### INSTRUCTIONS FOR THE TASK:
Set down, exactly as written, the lines from the top of the data to the line that holds "const fmt = v", and omit the pictures.

Raw records:
★ ★ ★ ★ ★ ★ ★

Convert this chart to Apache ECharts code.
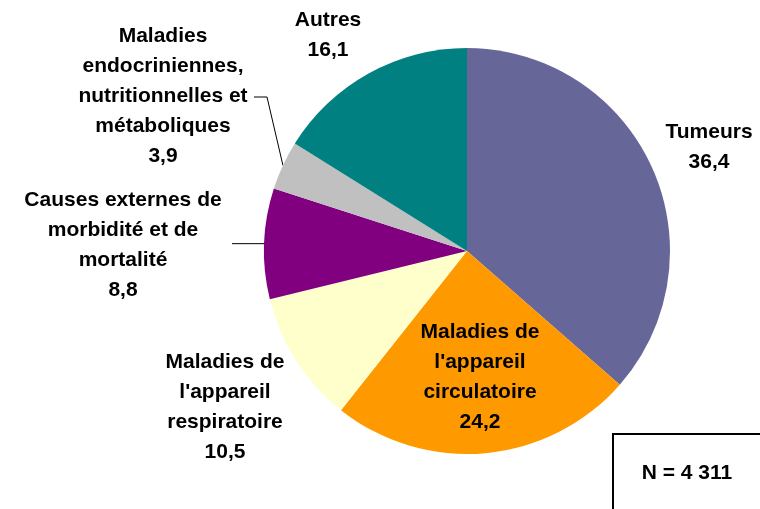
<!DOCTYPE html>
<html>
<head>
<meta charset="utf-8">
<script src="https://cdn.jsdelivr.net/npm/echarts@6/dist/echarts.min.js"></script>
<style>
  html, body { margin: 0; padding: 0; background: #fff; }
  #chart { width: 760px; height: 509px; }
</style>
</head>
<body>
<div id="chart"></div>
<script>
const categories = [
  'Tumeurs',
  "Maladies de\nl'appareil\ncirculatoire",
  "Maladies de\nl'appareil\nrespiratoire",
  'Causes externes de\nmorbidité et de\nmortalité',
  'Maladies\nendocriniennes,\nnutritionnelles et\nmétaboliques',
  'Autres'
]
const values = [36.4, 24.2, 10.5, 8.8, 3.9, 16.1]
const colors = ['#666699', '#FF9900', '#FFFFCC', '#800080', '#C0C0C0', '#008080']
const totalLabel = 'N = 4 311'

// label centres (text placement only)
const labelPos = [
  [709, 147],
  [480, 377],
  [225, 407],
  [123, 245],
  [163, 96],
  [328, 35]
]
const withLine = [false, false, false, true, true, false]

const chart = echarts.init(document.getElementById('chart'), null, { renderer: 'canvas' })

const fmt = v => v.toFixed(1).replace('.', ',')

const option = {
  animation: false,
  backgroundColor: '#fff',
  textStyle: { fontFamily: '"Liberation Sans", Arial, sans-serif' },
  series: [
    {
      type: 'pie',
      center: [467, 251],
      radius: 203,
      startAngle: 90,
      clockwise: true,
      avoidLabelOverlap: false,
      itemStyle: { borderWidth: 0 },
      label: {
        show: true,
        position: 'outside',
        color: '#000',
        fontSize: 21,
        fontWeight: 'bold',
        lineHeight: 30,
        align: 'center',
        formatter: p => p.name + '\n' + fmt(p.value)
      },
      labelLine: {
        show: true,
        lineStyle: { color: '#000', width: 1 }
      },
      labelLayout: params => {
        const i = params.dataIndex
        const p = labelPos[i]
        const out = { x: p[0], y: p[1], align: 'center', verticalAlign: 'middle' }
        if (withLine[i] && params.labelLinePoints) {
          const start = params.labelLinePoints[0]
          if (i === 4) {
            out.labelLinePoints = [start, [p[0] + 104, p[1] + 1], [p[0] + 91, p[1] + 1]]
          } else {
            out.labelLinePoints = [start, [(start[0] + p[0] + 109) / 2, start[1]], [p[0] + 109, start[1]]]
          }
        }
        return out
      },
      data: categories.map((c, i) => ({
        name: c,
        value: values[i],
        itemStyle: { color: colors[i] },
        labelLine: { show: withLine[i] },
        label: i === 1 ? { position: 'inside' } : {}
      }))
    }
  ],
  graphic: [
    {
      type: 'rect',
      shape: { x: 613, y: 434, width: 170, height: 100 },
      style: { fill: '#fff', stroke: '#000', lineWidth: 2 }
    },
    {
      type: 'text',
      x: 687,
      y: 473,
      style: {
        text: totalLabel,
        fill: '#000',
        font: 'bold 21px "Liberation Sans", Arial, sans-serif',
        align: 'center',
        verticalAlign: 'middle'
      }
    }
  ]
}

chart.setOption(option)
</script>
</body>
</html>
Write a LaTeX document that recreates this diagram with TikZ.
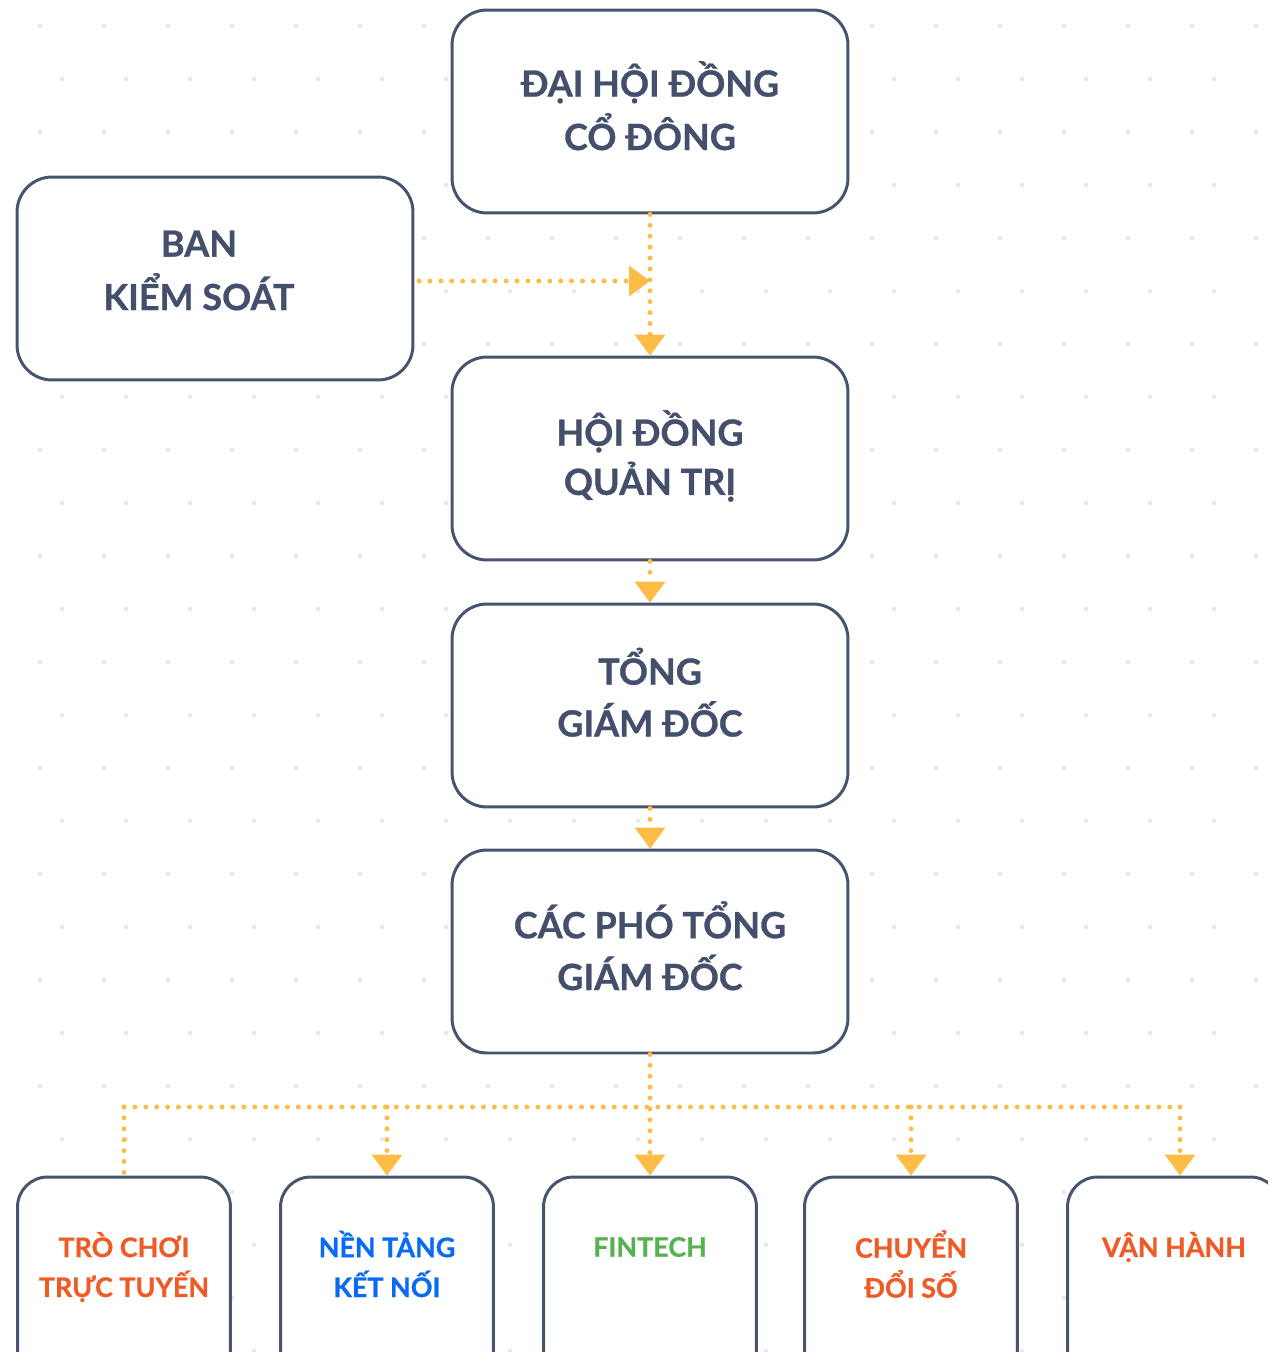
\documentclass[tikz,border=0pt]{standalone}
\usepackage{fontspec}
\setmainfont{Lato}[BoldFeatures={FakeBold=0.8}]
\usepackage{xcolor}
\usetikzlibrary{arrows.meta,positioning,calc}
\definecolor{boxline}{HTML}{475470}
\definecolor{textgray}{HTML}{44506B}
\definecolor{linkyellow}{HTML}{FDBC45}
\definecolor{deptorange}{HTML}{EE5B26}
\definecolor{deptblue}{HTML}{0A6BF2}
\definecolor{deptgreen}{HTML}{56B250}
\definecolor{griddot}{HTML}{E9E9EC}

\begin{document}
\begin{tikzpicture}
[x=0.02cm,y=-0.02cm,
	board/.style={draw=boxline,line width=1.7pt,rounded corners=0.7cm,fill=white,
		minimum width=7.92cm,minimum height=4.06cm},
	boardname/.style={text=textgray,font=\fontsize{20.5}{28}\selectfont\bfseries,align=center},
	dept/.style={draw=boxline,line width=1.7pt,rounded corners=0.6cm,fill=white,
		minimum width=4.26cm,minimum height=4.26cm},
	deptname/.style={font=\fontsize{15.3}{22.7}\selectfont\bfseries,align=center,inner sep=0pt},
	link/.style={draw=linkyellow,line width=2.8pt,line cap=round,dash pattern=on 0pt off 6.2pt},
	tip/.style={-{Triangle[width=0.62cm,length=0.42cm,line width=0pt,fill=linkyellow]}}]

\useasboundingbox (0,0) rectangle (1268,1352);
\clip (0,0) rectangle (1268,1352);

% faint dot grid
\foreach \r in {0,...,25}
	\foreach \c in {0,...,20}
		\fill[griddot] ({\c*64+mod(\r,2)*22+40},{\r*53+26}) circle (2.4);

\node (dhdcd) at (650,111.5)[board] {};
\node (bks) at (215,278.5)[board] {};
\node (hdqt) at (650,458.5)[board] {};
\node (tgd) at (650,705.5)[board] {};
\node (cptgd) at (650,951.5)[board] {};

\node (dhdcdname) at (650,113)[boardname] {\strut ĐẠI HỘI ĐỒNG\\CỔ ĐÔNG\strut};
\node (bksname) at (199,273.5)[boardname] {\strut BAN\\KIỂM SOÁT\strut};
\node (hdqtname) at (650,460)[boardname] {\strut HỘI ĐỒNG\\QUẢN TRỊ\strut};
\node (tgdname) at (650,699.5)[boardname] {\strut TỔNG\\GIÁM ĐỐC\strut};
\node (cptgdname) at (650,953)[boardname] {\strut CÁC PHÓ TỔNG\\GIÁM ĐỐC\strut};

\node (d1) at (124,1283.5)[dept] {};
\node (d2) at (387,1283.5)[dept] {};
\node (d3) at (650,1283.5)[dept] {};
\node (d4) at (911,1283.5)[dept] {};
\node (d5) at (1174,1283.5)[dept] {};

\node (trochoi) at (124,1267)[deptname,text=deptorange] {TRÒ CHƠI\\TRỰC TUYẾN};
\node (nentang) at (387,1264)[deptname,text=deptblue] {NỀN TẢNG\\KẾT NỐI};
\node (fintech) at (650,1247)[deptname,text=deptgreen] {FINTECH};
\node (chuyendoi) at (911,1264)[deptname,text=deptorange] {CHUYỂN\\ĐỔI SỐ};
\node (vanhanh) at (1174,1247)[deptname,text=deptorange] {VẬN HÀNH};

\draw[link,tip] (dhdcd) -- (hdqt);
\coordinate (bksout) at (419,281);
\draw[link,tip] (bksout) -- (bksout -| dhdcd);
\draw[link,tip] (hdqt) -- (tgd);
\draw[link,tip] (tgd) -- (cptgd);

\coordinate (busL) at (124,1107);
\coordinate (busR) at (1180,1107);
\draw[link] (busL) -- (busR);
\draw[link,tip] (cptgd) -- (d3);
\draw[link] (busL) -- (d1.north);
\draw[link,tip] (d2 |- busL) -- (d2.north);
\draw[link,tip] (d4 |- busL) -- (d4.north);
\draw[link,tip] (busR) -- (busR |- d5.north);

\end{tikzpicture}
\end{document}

★ ★ ★ ★ ★ ★ ★

### ANSWER FOR THIS EXERCISE:
Convert this chart to Apache ECharts code.
<!DOCTYPE html>
<html>
<head>
<meta charset="utf-8">
<script src="https://cdn.jsdelivr.net/npm/echarts@6/dist/echarts.min.js"></script>
<style>
  html, body { margin: 0; padding: 0; background: #fff; }
  #chart { width: 760px; height: 509px; }
</style>
</head>
<body>
<div id="chart"></div>
<script>
const categories = [
  'Tumeurs',
  "Maladies de\nl'appareil\ncirculatoire",
  "Maladies de\nl'appareil\nrespiratoire",
  'Causes externes de\nmorbidité et de\nmortalité',
  'Maladies\nendocriniennes,\nnutritionnelles et\nmétaboliques',
  'Autres'
]
const values = [36.4, 24.2, 10.5, 8.8, 3.9, 16.1]
const colors = ['#666699', '#FF9900', '#FFFFCC', '#800080', '#C0C0C0', '#008080']
const totalLabel = 'N = 4 311'

// label centres (text placement only)
const labelPos = [
  [709, 147],
  [480, 377],
  [225, 407],
  [123, 245],
  [163, 96],
  [328, 35]
]
const withLine = [false, false, false, true, true, false]

const chart = echarts.init(document.getElementById('chart'), null, { renderer: 'canvas' })

const fmt = v => v.toFixed(1).replace('.', ',')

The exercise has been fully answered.